Banyak orang yang lewat harus diamputasi karena terkena puing-puing yang beterbangan. Sebagian orang lainnya tewas kehabisan darah. 

Kongres Nasional Afrika (ANC) telah disalahkan atas serangan itu. ANC adalah partai antiapartheid yang dilarang di negara tersebut.

Menteri Hukum dan Ketertiban Afrika Selatan, Louis le Grange, yang langsung mengunjungi tempat kejadian, menyalahkan serangan itu pada ANC. Dia mengatakan, ledakan itu adalah insiden teroris terbesar dan paling buruk sejak kekerasan anti-pemerintah dimulai di Afrika Selatan 20 tahun lalu.

"Saya tidak ragu siapa yang bertanggung jawab atas serangan tercela ini," ujarnya seperti dilansir laman BBC History, Jumat (20/5/2022). 

"Sebagian besar korban adalah warga sipil, tetapi beberapa adalah personel angkatan udara berseragam, hitam dan putih. Cukup banyak dari mereka yang tewas berkulit hitam," ujarnya menambahkan.

 

Pada saat itu, ANC berkomitmen untuk menggulingkan pemerintah kulit putih minoritas. Oliver Tambo, yang merupakan penjabat presiden organisasi itu, mengatakan gedung Nedbank Square adalah target yang sah, meskipun dia tidak mengakui melakukan serangan itu awalnya.

Menteri pertahanan Afrika Selatan, Jenderal Magnus Malan mengatakan ledakan itu adalah tindakan kriminal pengecut dalam perang Komunis yang berkecamuk di Afrika Selatan. Dia mengatakan lebih dari 40 ribu warga sipil tewas akibat terorisme dalam lima tahun terakhir di Afrika dan 83.000 pria bersenjata tewas.

Afrika Selatan memiliki hampir lima juta orang kulit putih, 21 juta orang kulit hitam, hampir satu juta orang India dan sekitar 2,5 juta orang dari ras campuran. Sistem apartheid pemerintah menyangkal hak kewarganegaraan bagi orang kulit hitam kecuali di 10 tanah air terpencil.

ANC dipimpin oleh Nelson Mandela yang saat itu tengah dalam tahanan. ANC telah memperingatkan bahwa mereka bermaksud untuk meningkatkan kampanyenya untuk mengakhiri kekuasaan minoritas kulit putih. Beberapa waktu kemudian penjabat ANC, Oliver Tambo mengaku menanam bom mobil.

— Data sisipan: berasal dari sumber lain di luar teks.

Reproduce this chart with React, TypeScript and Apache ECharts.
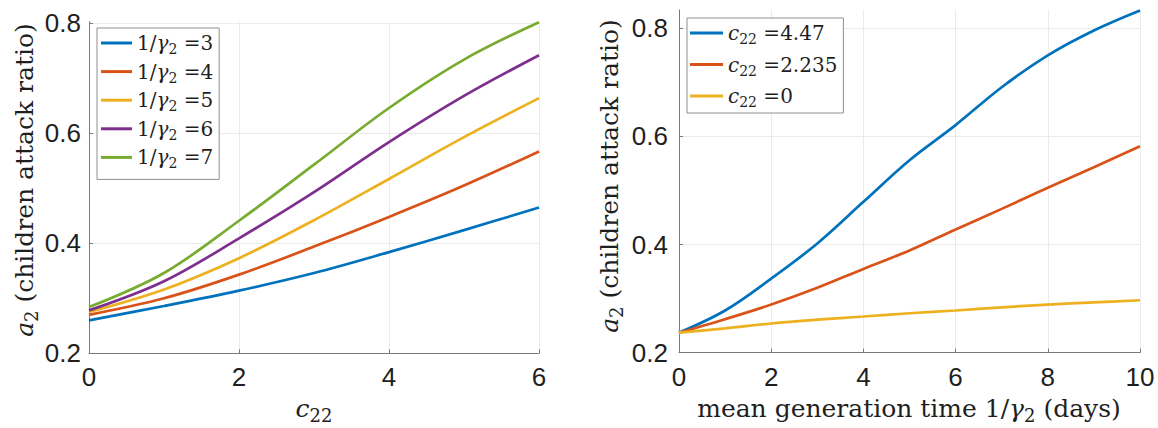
import React, { useEffect, useRef } from 'react';
import * as echarts from 'echarts';

// ---------- data ----------
const leftX = [0, 1, 2, 3, 4, 5, 6];
const gammaInv = [3, 4, 5, 6, 7];
const leftG3 = [0.260, 0.286, 0.314, 0.346, 0.384, 0.424, 0.465];
const leftG4 = [0.270, 0.300, 0.343, 0.394, 0.448, 0.505, 0.567];
const leftG5 = [0.275, 0.316, 0.373, 0.442, 0.517, 0.593, 0.664];
const leftG6 = [0.278, 0.331, 0.409, 0.493, 0.584, 0.668, 0.742];
const leftG7 = [0.284, 0.346, 0.441, 0.543, 0.646, 0.734, 0.802];
const leftValues = [leftG3, leftG4, leftG5, leftG6, leftG7];

const rightX = [0, 1, 2, 3, 4, 5, 6, 7, 8, 9, 10];
const c22Labels = ['4.47', '2.235', '0'];
const rightC447 = [0.237, 0.278, 0.337, 0.402, 0.479, 0.556, 0.621, 0.691, 0.750, 0.796, 0.833];
const rightC2235 = [0.237, 0.262, 0.289, 0.320, 0.355, 0.389, 0.428, 0.466, 0.505, 0.543, 0.582];
const rightC0 = [0.237, 0.245, 0.254, 0.261, 0.267, 0.273, 0.278, 0.284, 0.289, 0.293, 0.297];
const rightValues = [rightC447, rightC2235, rightC0];

const leftXTicks = { min: 0, max: 6, interval: 2 };
const rightXTicks = { min: 0, max: 10, interval: 2 };
const leftYTicks = { min: 0.2, max: 0.803, interval: 0.2 };
const rightYTicks = { min: 0.2, max: 0.834, interval: 0.2 };

const COLORS = ['#0072BD', '#D95319', '#EDB120', '#7E2F8E', '#77AC30'];

// ---------- styles ----------
const SERIF = 'DejaVu Serif';
const SANS = 'Liberation Sans';
const TEXT = '#1f1f1f';
const AXIS = '#7a7a7a';
const GRIDC = '#ebebeb';

function rich(size: number) {
  return {
    n: { fontFamily: SERIF, fontSize: size, lineHeight: Math.round(size * 1.3), verticalAlign: 'middle', color: TEXT, fill: TEXT },
    i: { fontFamily: SERIF, fontStyle: 'italic', fontSize: size, lineHeight: Math.round(size * 1.3), verticalAlign: 'middle', color: TEXT, fill: TEXT },
    s: { fontFamily: SERIF, fontSize: Math.round(size * 0.7), lineHeight: Math.round(size * 0.7), verticalAlign: 'bottom', color: TEXT, fill: TEXT },
  };
}

const leftNames = gammaInv.map((g) => `1/γ₂ =${g}`);
const rightNames = c22Labels.map((c) => `c₂₂ =${c}`);

function legendFormatter(name: string) {
  const li = leftNames.indexOf(name);
  if (li >= 0) return `{n|1/}{i|γ}{s|2}{n| =${gammaInv[li]}}`;
  const ri = rightNames.indexOf(name);
  if (ri >= 0) return `{i|c}{s|22}{n| =${c22Labels[ri]}}`;
  return name;
}

function xAxisCfg(grid: number, t: { min: number; max: number; interval: number }) {
  return {
    gridIndex: grid,
    type: 'value',
    min: t.min,
    max: t.max,
    interval: t.interval,
    axisLine: { show: true, onZero: false, lineStyle: { color: AXIS, width: 1 } },
    axisTick: { show: true, inside: true, length: 4, lineStyle: { color: AXIS, width: 1 } },
    axisLabel: { fontFamily: SANS, fontSize: 26, color: TEXT, margin: 11 },
    splitLine: { show: true, lineStyle: { color: GRIDC, width: 1 } },
  };
}

function yAxisCfg(grid: number, t: { min: number; max: number; interval: number }, margin: number) {
  return {
    gridIndex: grid,
    type: 'value',
    min: t.min,
    max: t.max,
    interval: t.interval,
    axisLine: { show: true, onZero: false, lineStyle: { color: AXIS, width: 1 } },
    axisTick: { show: true, inside: true, length: 4, lineStyle: { color: AXIS, width: 1 } },
    axisLabel: {
      fontFamily: SANS,
      fontSize: 26,
      color: TEXT,
      margin,
      showMaxLabel: false,
      formatter: (v: number) => v.toFixed(1),
    },
    splitLine: { show: true, showMaxLine: false, lineStyle: { color: GRIDC, width: 1 } },
  };
}

function legendCfg(names: string[], left: number, top: number, itemWidth: number, itemGap: number, padding: number[]) {
  return {
    data: names,
    orient: 'vertical',
    left,
    top,
    itemWidth,
    itemHeight: 3,
    icon: 'rect',
    itemGap,
    padding,
    selectedMode: false,
    borderColor: '#8f8f8f',
    borderWidth: 1,
    borderRadius: 0,
    backgroundColor: '#ffffff',
    formatter: legendFormatter,
    textStyle: { fontFamily: SERIF, fontSize: 20, color: TEXT, rich: rich(20) },
  };
}

function titleText(x: number, y: number, text: string, rotate: boolean) {
  return {
    type: 'text',
    x,
    y,
    rotation: rotate ? Math.PI / 2 : 0,
    silent: true,
    style: {
      text,
      rich: rich(25),
      fontFamily: SERIF,
      fontSize: 25,
      fill: TEXT,
      align: 'center',
      verticalAlign: 'middle',
      textAlign: 'center',
      textVerticalAlign: 'middle',
    },
  };
}

export default function App() {
  const ref = useRef<HTMLDivElement>(null);
  useEffect(() => {
    if (!ref.current) return;
    const chart = echarts.init(ref.current, undefined, { renderer: 'svg' });
    const series: any[] = [];
    leftValues.forEach((vals, i) => {
      series.push({
        name: leftNames[i],
        type: 'line',
        xAxisIndex: 0,
        yAxisIndex: 0,
        data: leftX.map((x, j) => [x, vals[j]]),
        showSymbol: false,
        symbol: 'none',
        smooth: 0.35,
        color: COLORS[i],
        lineStyle: { color: COLORS[i], width: 2.7 },
      });
    });
    rightValues.forEach((vals, i) => {
      series.push({
        name: rightNames[i],
        type: 'line',
        xAxisIndex: 1,
        yAxisIndex: 1,
        data: rightX.map((x, j) => [x, vals[j]]),
        showSymbol: false,
        symbol: 'none',
        smooth: 0.35,
        color: COLORS[i],
        lineStyle: { color: COLORS[i], width: 2.7 },
      });
    });

    chart.setOption({
      animation: false,
      backgroundColor: '#ffffff',
      grid: [
        { left: 89, top: 21.65, width: 450, height: 331.65 },
        { left: 679, top: 9.9, width: 461, height: 342.8 },
      ],
      xAxis: [xAxisCfg(0, leftXTicks), xAxisCfg(1, rightXTicks)],
      yAxis: [yAxisCfg(0, leftYTicks, 8), yAxisCfg(1, rightYTicks, 11)],
      legend: [
        legendCfg(leftNames, 97, 28, 31, 5.6, [5, 6, 9, 4]),
        legendCfg(rightNames, 687, 18, 33, 8.5, [5, 6, 4, 3]),
      ],
      graphic: [
        titleText(24, 180, '{i|a}{s|2}{n| (children attack ratio)}', true),
        titleText(609, 176, '{i|a}{s|2}{n| (children attack ratio)}', true),
        titleText(314, 408, '{i|c}{s|22}', false),
        titleText(909, 408, '{n|mean generation time 1/}{i|γ}{s|2}{n| (days)}', false),
      ],
      series,
    });
    return () => chart.dispose();
  }, []);
  return (
    <div
      ref={ref}
      style={{ position: 'absolute', left: 0, top: 0, width: 1158, height: 428, background: '#fff' }}
    />
  );
}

Jumlah korban tewas bertambah menjadi 17 dan 197 orang luka-luka dalam ledakan tersebut. Empat hari kemudian Angkatan Udara Afrika Selatan mengebom pangkalan ANC di Maputo, Mozambik, sebagai pembalasan atas bom mobil Pretoria.

Sedikitnya enam orang, termasuk dua anak-anak, tewas. Setelah serangan Maputo, ANC secara resmi mengakui melakukan pemboman Pretoria.

Pada tanggal 2 Februari 1990, pemerintah Afrika Selatan mencabut pembatasan ANC yang memungkinkan oposisi legal terhadap apartheid untuk pertama kalinya dalam 40 tahun. Pemimpin partai ANC, Nelson Mandela, dibebaskan pada 11 Februari 1990 setelah 27 tahun ditahan. Pada Mei 1994 Mandela menjadi presiden kulit hitam pertama Afrika Selatan ketika ANC meraih kekuasaan.